[INSTRUCTION] Starting with the first line of the listing, quote each line exactly until and including the one with "import plotly.graph_objects as go", leaving pictures out.

Plotting code records:
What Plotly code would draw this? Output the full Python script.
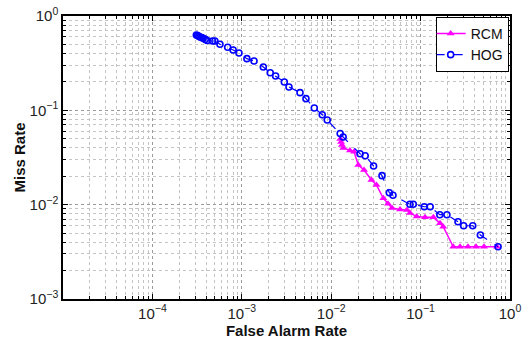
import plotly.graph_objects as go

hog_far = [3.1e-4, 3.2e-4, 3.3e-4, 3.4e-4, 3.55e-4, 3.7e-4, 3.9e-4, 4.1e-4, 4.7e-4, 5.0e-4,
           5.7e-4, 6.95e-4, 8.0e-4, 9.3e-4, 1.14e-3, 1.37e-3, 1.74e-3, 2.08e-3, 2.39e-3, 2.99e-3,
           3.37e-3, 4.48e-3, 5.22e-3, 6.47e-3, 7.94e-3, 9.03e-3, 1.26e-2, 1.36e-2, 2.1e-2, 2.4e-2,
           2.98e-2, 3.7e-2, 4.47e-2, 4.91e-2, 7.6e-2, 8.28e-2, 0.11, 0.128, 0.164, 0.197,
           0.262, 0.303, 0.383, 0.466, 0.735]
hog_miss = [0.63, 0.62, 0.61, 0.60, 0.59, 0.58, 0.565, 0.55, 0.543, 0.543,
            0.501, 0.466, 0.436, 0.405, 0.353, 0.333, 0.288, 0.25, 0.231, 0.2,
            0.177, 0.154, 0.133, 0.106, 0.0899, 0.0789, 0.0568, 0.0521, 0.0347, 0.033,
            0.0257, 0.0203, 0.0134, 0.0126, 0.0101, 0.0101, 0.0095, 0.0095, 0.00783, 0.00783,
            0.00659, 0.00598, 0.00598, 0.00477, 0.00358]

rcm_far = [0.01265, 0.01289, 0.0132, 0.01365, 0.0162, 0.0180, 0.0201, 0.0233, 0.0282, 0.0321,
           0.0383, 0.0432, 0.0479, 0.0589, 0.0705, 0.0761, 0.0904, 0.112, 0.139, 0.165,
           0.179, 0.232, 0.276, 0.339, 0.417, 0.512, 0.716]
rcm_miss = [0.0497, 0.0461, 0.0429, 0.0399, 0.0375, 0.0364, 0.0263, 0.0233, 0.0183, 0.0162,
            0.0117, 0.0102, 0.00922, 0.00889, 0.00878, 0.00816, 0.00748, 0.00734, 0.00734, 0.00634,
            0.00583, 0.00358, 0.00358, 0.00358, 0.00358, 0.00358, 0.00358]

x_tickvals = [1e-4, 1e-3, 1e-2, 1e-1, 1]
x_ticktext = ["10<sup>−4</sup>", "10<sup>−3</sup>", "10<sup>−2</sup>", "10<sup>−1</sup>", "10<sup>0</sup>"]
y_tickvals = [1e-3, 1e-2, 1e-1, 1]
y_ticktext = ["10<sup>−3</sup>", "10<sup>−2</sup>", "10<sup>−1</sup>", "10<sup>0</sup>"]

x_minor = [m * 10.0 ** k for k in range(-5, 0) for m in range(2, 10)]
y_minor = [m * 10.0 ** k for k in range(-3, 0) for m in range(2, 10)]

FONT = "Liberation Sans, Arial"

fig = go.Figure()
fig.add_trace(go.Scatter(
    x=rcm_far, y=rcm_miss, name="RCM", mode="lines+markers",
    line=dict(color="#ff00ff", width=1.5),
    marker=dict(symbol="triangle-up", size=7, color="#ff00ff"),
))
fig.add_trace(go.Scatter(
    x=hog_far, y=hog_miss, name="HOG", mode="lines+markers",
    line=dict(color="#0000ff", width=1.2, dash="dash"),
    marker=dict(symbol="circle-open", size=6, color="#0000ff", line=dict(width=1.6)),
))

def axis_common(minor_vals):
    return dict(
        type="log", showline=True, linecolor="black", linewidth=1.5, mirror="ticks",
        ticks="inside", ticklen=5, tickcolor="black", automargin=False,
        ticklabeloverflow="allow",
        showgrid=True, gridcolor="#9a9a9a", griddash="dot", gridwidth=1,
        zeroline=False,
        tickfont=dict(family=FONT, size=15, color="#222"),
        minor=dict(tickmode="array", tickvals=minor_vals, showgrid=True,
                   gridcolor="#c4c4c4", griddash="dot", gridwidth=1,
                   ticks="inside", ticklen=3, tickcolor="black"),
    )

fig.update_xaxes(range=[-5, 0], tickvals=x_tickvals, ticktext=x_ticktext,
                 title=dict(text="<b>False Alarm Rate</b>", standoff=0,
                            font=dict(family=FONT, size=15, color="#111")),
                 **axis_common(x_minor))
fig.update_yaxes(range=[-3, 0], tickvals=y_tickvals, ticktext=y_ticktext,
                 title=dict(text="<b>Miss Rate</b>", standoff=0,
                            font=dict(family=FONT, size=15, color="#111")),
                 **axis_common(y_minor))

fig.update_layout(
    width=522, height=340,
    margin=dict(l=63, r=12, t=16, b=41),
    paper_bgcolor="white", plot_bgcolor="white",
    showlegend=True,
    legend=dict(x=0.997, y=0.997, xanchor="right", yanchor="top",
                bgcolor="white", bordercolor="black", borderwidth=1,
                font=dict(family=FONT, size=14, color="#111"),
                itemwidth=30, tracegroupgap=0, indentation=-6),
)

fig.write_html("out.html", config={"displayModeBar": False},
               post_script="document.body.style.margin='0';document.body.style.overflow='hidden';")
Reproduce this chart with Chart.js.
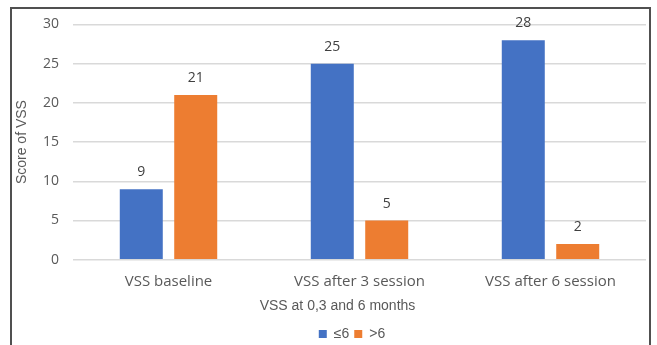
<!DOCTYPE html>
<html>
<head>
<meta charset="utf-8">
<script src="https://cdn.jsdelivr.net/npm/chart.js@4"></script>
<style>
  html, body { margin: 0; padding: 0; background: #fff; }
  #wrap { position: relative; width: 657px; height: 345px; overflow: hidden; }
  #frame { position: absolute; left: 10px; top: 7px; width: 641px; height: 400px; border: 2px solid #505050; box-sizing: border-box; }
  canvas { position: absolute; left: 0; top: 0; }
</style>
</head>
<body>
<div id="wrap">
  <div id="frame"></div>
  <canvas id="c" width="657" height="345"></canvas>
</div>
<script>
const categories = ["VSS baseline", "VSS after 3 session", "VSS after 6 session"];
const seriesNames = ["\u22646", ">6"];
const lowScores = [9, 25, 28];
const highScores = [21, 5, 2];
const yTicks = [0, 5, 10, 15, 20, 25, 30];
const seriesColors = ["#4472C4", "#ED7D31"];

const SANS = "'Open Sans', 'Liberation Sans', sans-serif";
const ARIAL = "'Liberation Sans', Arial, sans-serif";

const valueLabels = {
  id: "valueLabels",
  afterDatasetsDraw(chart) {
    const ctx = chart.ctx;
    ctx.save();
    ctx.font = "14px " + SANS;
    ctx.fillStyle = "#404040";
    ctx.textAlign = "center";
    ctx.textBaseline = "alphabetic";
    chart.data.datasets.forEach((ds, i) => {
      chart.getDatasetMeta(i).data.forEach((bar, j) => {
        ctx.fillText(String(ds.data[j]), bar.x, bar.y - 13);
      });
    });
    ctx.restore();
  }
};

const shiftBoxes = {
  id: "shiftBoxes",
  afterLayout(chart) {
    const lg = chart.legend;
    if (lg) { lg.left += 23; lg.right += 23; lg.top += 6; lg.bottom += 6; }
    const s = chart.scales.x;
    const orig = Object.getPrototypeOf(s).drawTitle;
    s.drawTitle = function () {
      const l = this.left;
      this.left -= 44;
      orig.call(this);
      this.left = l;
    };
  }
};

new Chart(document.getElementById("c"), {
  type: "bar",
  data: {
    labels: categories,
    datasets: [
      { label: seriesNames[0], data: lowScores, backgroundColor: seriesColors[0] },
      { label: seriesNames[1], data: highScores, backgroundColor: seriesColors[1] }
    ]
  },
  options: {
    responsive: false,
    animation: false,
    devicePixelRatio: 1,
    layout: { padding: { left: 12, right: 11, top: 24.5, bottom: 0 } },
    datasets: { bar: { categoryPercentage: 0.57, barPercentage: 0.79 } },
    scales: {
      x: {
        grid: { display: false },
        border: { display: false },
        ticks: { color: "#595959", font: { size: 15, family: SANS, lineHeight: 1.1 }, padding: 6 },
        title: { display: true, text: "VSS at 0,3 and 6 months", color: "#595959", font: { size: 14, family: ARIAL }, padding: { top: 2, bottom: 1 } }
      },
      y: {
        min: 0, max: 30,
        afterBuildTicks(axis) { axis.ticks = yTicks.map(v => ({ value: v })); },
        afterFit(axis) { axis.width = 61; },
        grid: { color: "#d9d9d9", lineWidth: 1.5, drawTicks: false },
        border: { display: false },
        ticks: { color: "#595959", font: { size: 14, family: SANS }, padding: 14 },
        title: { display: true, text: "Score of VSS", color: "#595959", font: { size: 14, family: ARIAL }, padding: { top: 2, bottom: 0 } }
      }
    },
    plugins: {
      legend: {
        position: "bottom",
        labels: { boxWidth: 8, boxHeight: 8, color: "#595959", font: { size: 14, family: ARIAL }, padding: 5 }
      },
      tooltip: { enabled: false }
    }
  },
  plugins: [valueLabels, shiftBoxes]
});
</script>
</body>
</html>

[RESPONSE TO THE TASK]
What Plotly code would draw this? Output the full Python script.
import plotly.graph_objects as go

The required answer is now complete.